Following Reddick's death on March 17, 2023, players assembled around Zavala's usual position in the Tower. They used kneeling, saluting and other in-game gestures to create informal vigils, while additional tributes included fan artwork and quotations associated with the character. Levi Winslow of Kotaku wrote that Zavala had developed from a comparatively reserved mission vendor into one of the series' more emotionally defined figures, making the character a natural focus for the community's response to Reddick's death. PC Gamer similarly described Zavala as a paternal figure within the Tower and attributed the intensity of the memorial response to Reddick's engagement with the game's players.

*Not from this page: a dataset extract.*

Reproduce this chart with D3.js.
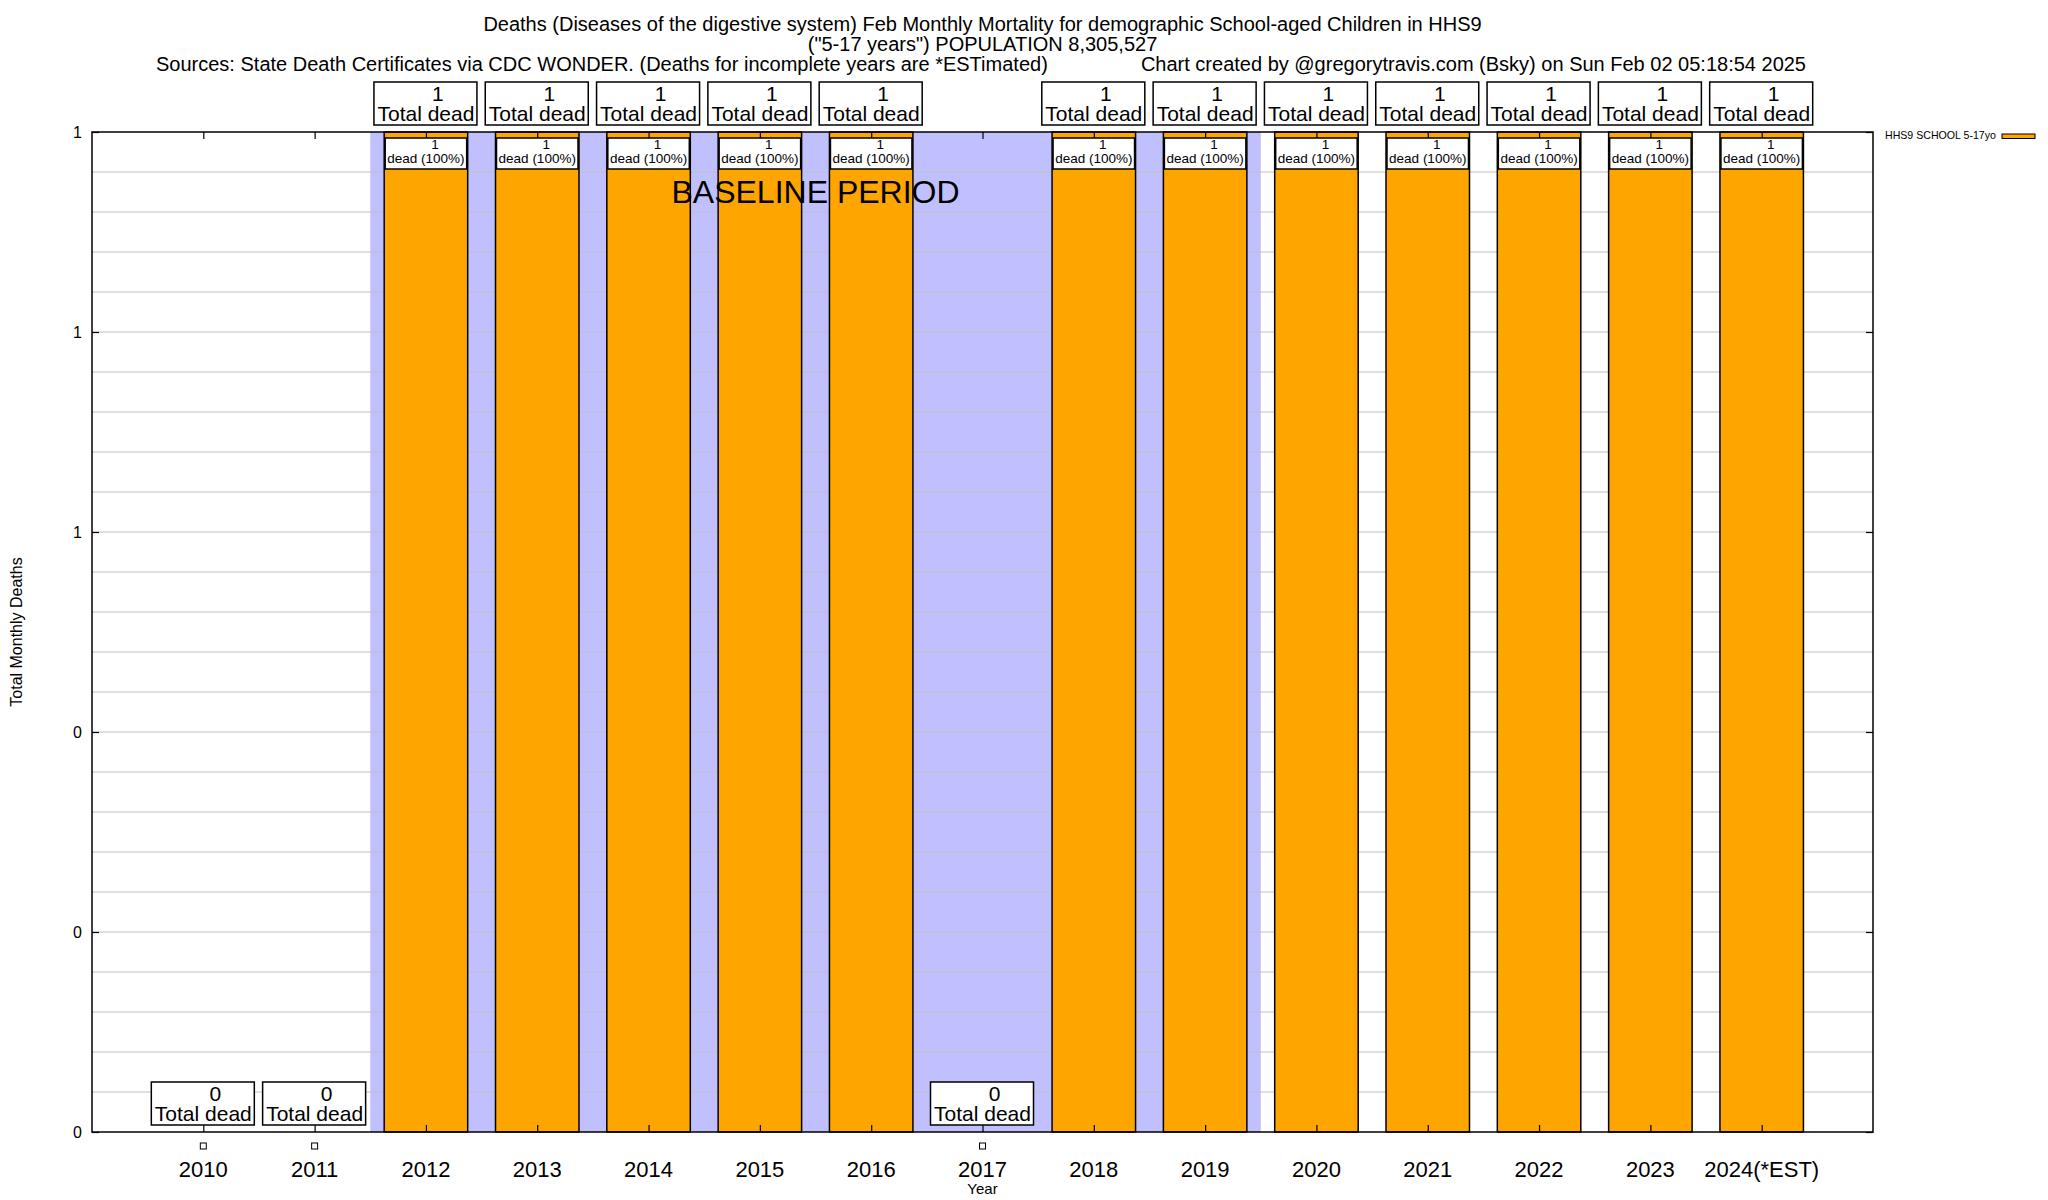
<!DOCTYPE html>
<html>
<head>
<meta charset="utf-8">
<script src="https://cdn.jsdelivr.net/npm/d3@7"></script>
<style>
    body { margin: 0; background: #fff; }
    svg { font-family: "Liberation Sans", Arial, Helvetica, sans-serif; }
</style>
</head>
<body>
<div id="chart"></div>
<script>
// data
const years = ["2010", "2011", "2012", "2013", "2014", "2015", "2016", "2017",
               "2018", "2019", "2020", "2021", "2022", "2023", "2024(*EST)"];
const deaths = [0, 0, 1, 1, 1, 1, 1, 0, 1, 1, 1, 1, 1, 1, 1];
const shares = [0, 0, 100, 100, 100, 100, 100, 0, 100, 100, 100, 100, 100, 100, 100];
const baselineYears = ["2012", "2019"];
const yTicks = [0, 0.2, 0.4, 0.6, 0.8, 1];

const titleLines = [
    "Deaths (Diseases of the digestive system) Feb Monthly Mortality for demographic School-aged Children in HHS9",
    "(\"5-17 years\") POPULATION 8,305,527"
];
const sourceText = "Sources: State Death Certificates via CDC WONDER. (Deaths for incomplete years are *ESTimated)";
const creditText = "Chart created by @gregorytravis.com (Bsky) on Sun Feb 02 05:18:54 2025";
const legendText = "HHS9 SCHOOL 5-17yo";

function drawChart() {
    const width = 2048;
    const height = 1200;
    const margin = { top: 132, bottom: 68, left: 92, right: 175 };
    const barColor = "#ffa500";
    const shadeColor = "#c0c0ff";

    const svg = d3.select("#chart")
        .append("svg")
        .attr("width", width)
        .attr("height", height);

    const x = d3.scaleLinear()
        .domain([-1, years.length])
        .range([margin.left, width - margin.right]);

    const y = d3.scaleLinear()
        .domain([0, 1])
        .range([height - margin.bottom, margin.top]);

    const unit = x(1) - x(0);
    const barW = unit * 0.75;
    const rows = deaths.map((d, i) => ({ v: d, i: i, s: shares[i] }));

    // baseline shading
    const b0 = years.indexOf(baselineYears[0]);
    const b1 = years.indexOf(baselineYears[1]);
    svg.append("rect")
        .attr("x", x(b0 - 0.5))
        .attr("y", y(1))
        .attr("width", x(b1 + 0.5) - x(b0 - 0.5))
        .attr("height", y(0) - y(1))
        .attr("fill", shadeColor);

    // grid lines on every minor tick
    const minor = d3.range(0, 1.0001, 0.04);
    svg.append("g")
        .selectAll("line")
        .data(minor.slice(1, -1))
        .enter()
        .append("line")
        .attr("x1", x(-1))
        .attr("x2", x(years.length))
        .attr("y1", d => y(d))
        .attr("y2", d => y(d))
        .attr("stroke", "#c0c0c0")
        .attr("stroke-width", 1.2);

    // bars
    svg.append("g")
        .selectAll("rect")
        .data(rows.filter(d => d.v > 0))
        .enter()
        .append("rect")
        .attr("x", d => x(d.i) - barW / 2)
        .attr("y", d => y(d.v))
        .attr("width", barW)
        .attr("height", d => y(0) - y(d.v))
        .attr("fill", barColor)
        .attr("stroke", "black")
        .attr("stroke-width", 1.5);

    // axes
    const bottom = y(0);
    const top = y(1);

    svg.append("g")
        .attr("transform", `translate(0,${bottom})`)
        .call(d3.axisBottom(x).tickValues(d3.range(years.length)).tickSize(-7).tickFormat(""))
        .call(g => g.select(".domain").remove())
        .selectAll("line").attr("stroke-width", 1.2);

    svg.append("g")
        .attr("transform", `translate(0,${top})`)
        .call(d3.axisTop(x).tickValues(d3.range(years.length)).tickSize(-7).tickFormat(""))
        .call(g => g.select(".domain").remove())
        .selectAll("line").attr("stroke-width", 1.2);

    svg.append("g")
        .attr("transform", `translate(${x(-1)},0)`)
        .call(d3.axisLeft(y).tickValues(yTicks).tickSize(-7).tickFormat(""))
        .call(g => g.select(".domain").remove())
        .selectAll("line").attr("stroke-width", 1.2);

    svg.append("g")
        .attr("transform", `translate(${x(years.length)},0)`)
        .call(d3.axisRight(y).tickValues(yTicks).tickSize(-7).tickFormat(""))
        .call(g => g.select(".domain").remove())
        .selectAll("line").attr("stroke-width", 1.2);

    svg.append("rect")
        .attr("x", x(-1))
        .attr("y", top)
        .attr("width", x(years.length) - x(-1))
        .attr("height", bottom - top)
        .attr("fill", "none")
        .attr("stroke", "black")
        .attr("stroke-width", 1.5);

    // y tick labels
    svg.append("g")
        .selectAll("text")
        .data(yTicks)
        .enter()
        .append("text")
        .attr("x", x(-1) - 10)
        .attr("y", d => y(d))
        .attr("dy", "0.36em")
        .attr("text-anchor", "end")
        .style("font-size", "16px")
        .text(d => d3.format(".0f")(d));

    // x tick labels
    svg.append("g")
        .selectAll("text")
        .data(years)
        .enter()
        .append("text")
        .attr("x", (d, i) => x(i))
        .attr("y", bottom + 45)
        .attr("text-anchor", "middle")
        .style("font-size", "22px")
        .text(d => d);

    // markers for zero values below the axis
    svg.append("g")
        .selectAll("rect")
        .data(rows.filter(d => d.v === 0))
        .enter()
        .append("rect")
        .attr("x", d => x(d.i) - 3)
        .attr("y", bottom + 11)
        .attr("width", 6)
        .attr("height", 6)
        .attr("fill", "white")
        .attr("stroke", "black")
        .attr("stroke-width", 1);

    // "Total dead" boxes above each bar
    const totals = svg.append("g")
        .selectAll("g")
        .data(rows)
        .enter()
        .append("g")
        .attr("transform", d => `translate(${x(d.i)},${y(d.v)})`);

    totals.append("rect")
        .attr("x", -52)
        .attr("y", -50)
        .attr("width", 103)
        .attr("height", 43)
        .attr("fill", "white")
        .attr("stroke", "black")
        .attr("stroke-width", 1.5);

    totals.append("text")
        .attr("x", 12)
        .attr("y", -31)
        .attr("text-anchor", "middle")
        .style("font-size", "21px")
        .text(d => d.v);

    totals.append("text")
        .attr("x", 0)
        .attr("y", -11)
        .attr("text-anchor", "middle")
        .style("font-size", "21px")
        .text("Total dead");

    // inner share boxes
    const inner = svg.append("g")
        .selectAll("g")
        .data(rows.filter(d => d.v > 0))
        .enter()
        .append("g")
        .attr("transform", d => `translate(${x(d.i)},${y(d.v)})`);

    inner.append("rect")
        .attr("x", -barW / 2 + 1)
        .attr("y", 6)
        .attr("width", barW - 2)
        .attr("height", 31)
        .attr("fill", "white")
        .attr("stroke", "black")
        .attr("stroke-width", 1.5);

    inner.append("text")
        .attr("x", 9)
        .attr("y", 17)
        .attr("text-anchor", "middle")
        .style("font-size", "13.5px")
        .text(d => d.v);

    inner.append("text")
        .attr("x", 0)
        .attr("y", 31)
        .attr("text-anchor", "middle")
        .style("font-size", "13.5px")
        .text(d => `dead (${d.s}%)`);

    // baseline label
    svg.append("text")
        .attr("x", x((b0 + b1) / 2))
        .attr("y", 203)
        .attr("text-anchor", "middle")
        .style("font-size", "32px")
        .text("BASELINE PERIOD");

    // titles
    const midX = (x(-1) + x(years.length)) / 2;
    svg.append("text")
        .attr("x", midX)
        .attr("y", 31)
        .attr("text-anchor", "middle")
        .style("font-size", "20px")
        .text(titleLines[0]);

    svg.append("text")
        .attr("x", midX)
        .attr("y", 51)
        .attr("text-anchor", "middle")
        .style("font-size", "20px")
        .text(titleLines[1]);

    svg.append("text")
        .attr("x", 156)
        .attr("y", 71)
        .style("font-size", "20px")
        .text(sourceText);

    svg.append("text")
        .attr("x", 1806)
        .attr("y", 71)
        .attr("text-anchor", "end")
        .style("font-size", "20px")
        .text(creditText);

    // axis titles
    svg.append("text")
        .attr("x", x(7))
        .attr("y", 1194)
        .attr("text-anchor", "middle")
        .style("font-size", "15px")
        .text("Year");

    svg.append("text")
        .attr("transform", "rotate(-90)")
        .attr("x", -(top + bottom) / 2)
        .attr("y", 22)
        .attr("text-anchor", "middle")
        .style("font-size", "16px")
        .text("Total Monthly Deaths");

    // legend
    svg.append("text")
        .attr("x", 1885)
        .attr("y", 139)
        .style("font-size", "10.6px")
        .text(legendText);

    svg.append("rect")
        .attr("x", 2002)
        .attr("y", 134)
        .attr("width", 33)
        .attr("height", 4.5)
        .attr("fill", barColor)
        .attr("stroke", "black")
        .attr("stroke-width", 1);
}

document.addEventListener("DOMContentLoaded", function(event) {
    drawChart();
});
</script>
</body>
</html>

Reviewing Zavala's retirement in 2026, Rory Norris of PC Gamer considered the scene an effective conclusion to the burden the character had carried throughout the series. Norris found Zavala's departure particularly affecting because the loss of his Ghost and eventual mortality paralleled the audience's awareness of Reddick's death.

===Analysis===
Phil Hornshaw of GameSpot identified Zavala's willingness to negotiate with Caiatl as part of a broader improvement in Destiny 2s storytelling. Hornshaw wrote that the character was beginning to recognize diplomacy and coexistence as alternatives to an endless cycle of war. Hornshaw described the storyline as the most extensive exploration of the character's interior life to that point. Although Zavala had long been presented as the Vanguard's stoic and dependable leader, the season revealed that his composure depended partly on suppressing his grief over Hakim and Safiyah. His belief that every loss under his protection represented a personal failure contributed to his survivor guilt and inability to forgive himself. Hornshaw connected Zavala's story with Bungie's broader attempt to depict trauma as something that cannot be overcome solely through individual strength or heroic action. Zavala progresses only after receiving support and accepting that continuing to grieve does not constitute a failure of leadership. Gilliam interpreted the character's breakdown during The Final Shape as the culmination of several years of losses and challenges to his faith, rather than a sudden departure from his established personality. Zavala's growing emotional instability also provided the narrative context for David's more forceful and exposed performance.

Media scholars Bjarke Alexander Larsen and Elin Carstensdottir considered Reddick's death significant to players not only as the loss of the character's distinctive voice, but also as the loss of a prominent fellow player and community member. Drawing on a 32-month ethnographic study of the Destiny community, Larsen and Carstensdottir analysed the vigils as a disruption of players' ordinary gameplay rituals. They observed that players gathered around Zavala using commemorative emotes, streamers held extended periods of silence or organised gatherings, players adopted a common emblem in Reddick's honour, and Bungie developers shared their memories of him. The researchers interpreted the response as a moment in which storytelling, community and game development intersected, demonstrating the community's ability to rally around a shared event despite widespread dissatisfaction with the game following Lightfall.